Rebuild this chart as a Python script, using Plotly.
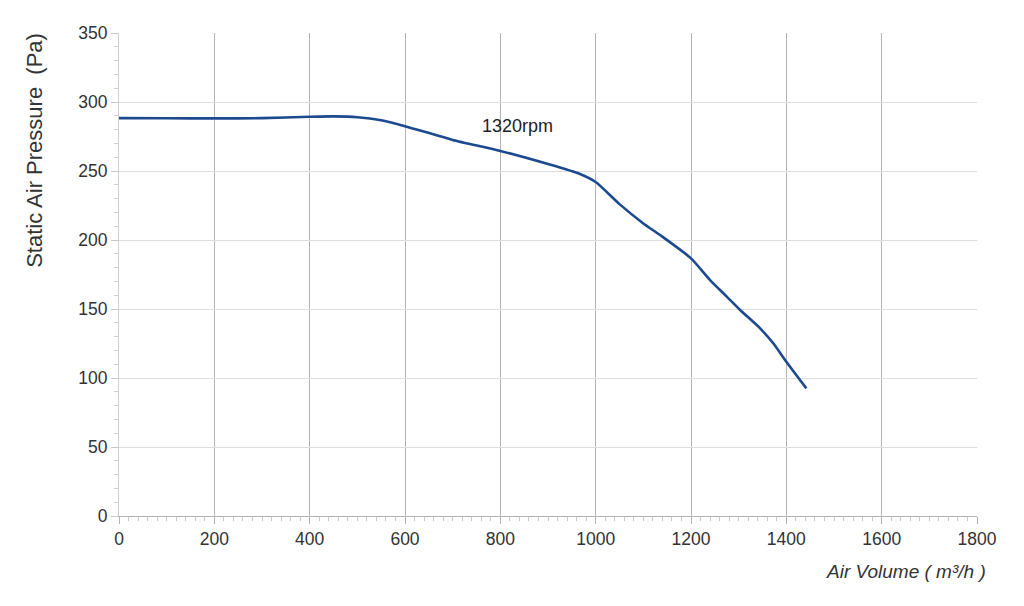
import plotly.graph_objects as go

air_volume = [0, 100, 200, 300, 400, 450, 500, 550, 600, 700, 800, 900, 967, 1000, 1050, 1100, 1135, 1200, 1240, 1275, 1303, 1345, 1373, 1400, 1442]
pressure = [288.3, 288.2, 288.1, 288.3, 289.3, 289.6, 289.0, 286.8, 282.5, 272.5, 264.5, 255.0, 247.8, 242.0, 226.0, 212.0, 203.6, 186.7, 171.0, 159.0, 149.3, 136.0, 125.0, 111.8, 92.5]

x_ticks = [0, 200, 400, 600, 800, 1000, 1200, 1400, 1600, 1800]
y_ticks = [0, 50, 100, 150, 200, 250, 300, 350]
curve_label = "1320rpm"
label_pos = (837, 282.6)

FONT = "Liberation Sans, Arial, sans-serif"

fig = go.Figure()
fig.add_trace(go.Scatter(
    x=air_volume, y=pressure, mode="lines",
    line=dict(color="#1d4a8f", width=2.6, shape="spline", smoothing=0.6),
    hoverinfo="skip", showlegend=False,
))

fig.add_annotation(x=label_pos[0], y=label_pos[1], text=curve_label, showarrow=False,
                   xanchor="center", yanchor="middle",
                   font=dict(family=FONT, size=18, color="#222"))
fig.add_annotation(xref="paper", yref="paper", x=-0.098, y=0.758, text="Static Air Pressure  (Pa)",
                   xanchor="center", yanchor="middle",
                   textangle=-90, showarrow=False, font=dict(family=FONT, size=22, color="#333"))
fig.add_annotation(xref="paper", yref="paper", x=0.917, y=-0.114, text="<i>Air Volume ( m³/h )</i>",
                   xanchor="center", yanchor="middle",
                   showarrow=False, font=dict(family=FONT, size=19, color="#333"))

fig.update_layout(
    width=1024, height=606,
    margin=dict(l=111, r=55, t=25, b=98),
    paper_bgcolor="white", plot_bgcolor="white",
    font=dict(family=FONT, size=17.5, color="#333"),
    xaxis=dict(range=[0, 1800], tickvals=x_ticks, ticktext=[str(v) for v in x_ticks],
               showgrid=True, gridcolor="#b4b4b4", gridwidth=1.3,
               showline=True, linecolor="#b4b4b4", linewidth=1.3,
               ticks="outside", ticklen=7, tickcolor="#b4b4b4", tickwidth=1.3,
               minor=dict(dtick=20, ticks="outside", ticklen=4, tickcolor="#c8c8c8", showgrid=False),
               zeroline=False, tickfont=dict(size=17.5, color="#333"), fixedrange=True),
    yaxis=dict(range=[0, 350], tickvals=y_ticks, ticktext=[str(v) for v in y_ticks],
               showgrid=True, gridcolor="#dedede", gridwidth=1.2,
               showline=True, linecolor="#d0d0d0", linewidth=1.2,
               ticks="outside", ticklen=7, tickcolor="#c8c8c8", tickwidth=1.2,
               minor=dict(dtick=10, ticks="outside", ticklen=4, tickcolor="#d0d0d0", showgrid=False),
               zeroline=False, tickfont=dict(size=17.5, color="#333"), fixedrange=True),
)

fig.write_html("out.html")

TASK INSTRUCTIONS: Images in the data above are to be skipped. Retype all other material exactly.

RESPONSE BELOW:
Rebuild this chart as a Python script, using Plotly.
import plotly.graph_objects as go

air_volume = [0, 100, 200, 300, 400, 450, 500, 550, 600, 700, 800, 900, 967, 1000, 1050, 1100, 1135, 1200, 1240, 1275, 1303, 1345, 1373, 1400, 1442]
pressure = [288.3, 288.2, 288.1, 288.3, 289.3, 289.6, 289.0, 286.8, 282.5, 272.5, 264.5, 255.0, 247.8, 242.0, 226.0, 212.0, 203.6, 186.7, 171.0, 159.0, 149.3, 136.0, 125.0, 111.8, 92.5]

x_ticks = [0, 200, 400, 600, 800, 1000, 1200, 1400, 1600, 1800]
y_ticks = [0, 50, 100, 150, 200, 250, 300, 350]
curve_label = "1320rpm"
label_pos = (837, 282.6)

FONT = "Liberation Sans, Arial, sans-serif"

fig = go.Figure()
fig.add_trace(go.Scatter(
    x=air_volume, y=pressure, mode="lines",
    line=dict(color="#1d4a8f", width=2.6, shape="spline", smoothing=0.6),
    hoverinfo="skip", showlegend=False,
))

fig.add_annotation(x=label_pos[0], y=label_pos[1], text=curve_label, showarrow=False,
                   xanchor="center", yanchor="middle",
                   font=dict(family=FONT, size=18, color="#222"))
fig.add_annotation(xref="paper", yref="paper", x=-0.098, y=0.758, text="Static Air Pressure  (Pa)",
                   xanchor="center", yanchor="middle",
                   textangle=-90, showarrow=False, font=dict(family=FONT, size=22, color="#333"))
fig.add_annotation(xref="paper", yref="paper", x=0.917, y=-0.114, text="<i>Air Volume ( m³/h )</i>",
                   xanchor="center", yanchor="middle",
                   showarrow=False, font=dict(family=FONT, size=19, color="#333"))

fig.update_layout(
    width=1024, height=606,
    margin=dict(l=111, r=55, t=25, b=98),
    paper_bgcolor="white", plot_bgcolor="white",
    font=dict(family=FONT, size=17.5, color="#333"),
    xaxis=dict(range=[0, 1800], tickvals=x_ticks, ticktext=[str(v) for v in x_ticks],
               showgrid=True, gridcolor="#b4b4b4", gridwidth=1.3,
               showline=True, linecolor="#b4b4b4", linewidth=1.3,
               ticks="outside", ticklen=7, tickcolor="#b4b4b4", tickwidth=1.3,
               minor=dict(dtick=20, ticks="outside", ticklen=4, tickcolor="#c8c8c8", showgrid=False),
               zeroline=False, tickfont=dict(size=17.5, color="#333"), fixedrange=True),
    yaxis=dict(range=[0, 350], tickvals=y_ticks, ticktext=[str(v) for v in y_ticks],
               showgrid=True, gridcolor="#dedede", gridwidth=1.2,
               showline=True, linecolor="#d0d0d0", linewidth=1.2,
               ticks="outside", ticklen=7, tickcolor="#c8c8c8", tickwidth=1.2,
               minor=dict(dtick=10, ticks="outside", ticklen=4, tickcolor="#d0d0d0", showgrid=False),
               zeroline=False, tickfont=dict(size=17.5, color="#333"), fixedrange=True),
)

fig.write_html("out.html")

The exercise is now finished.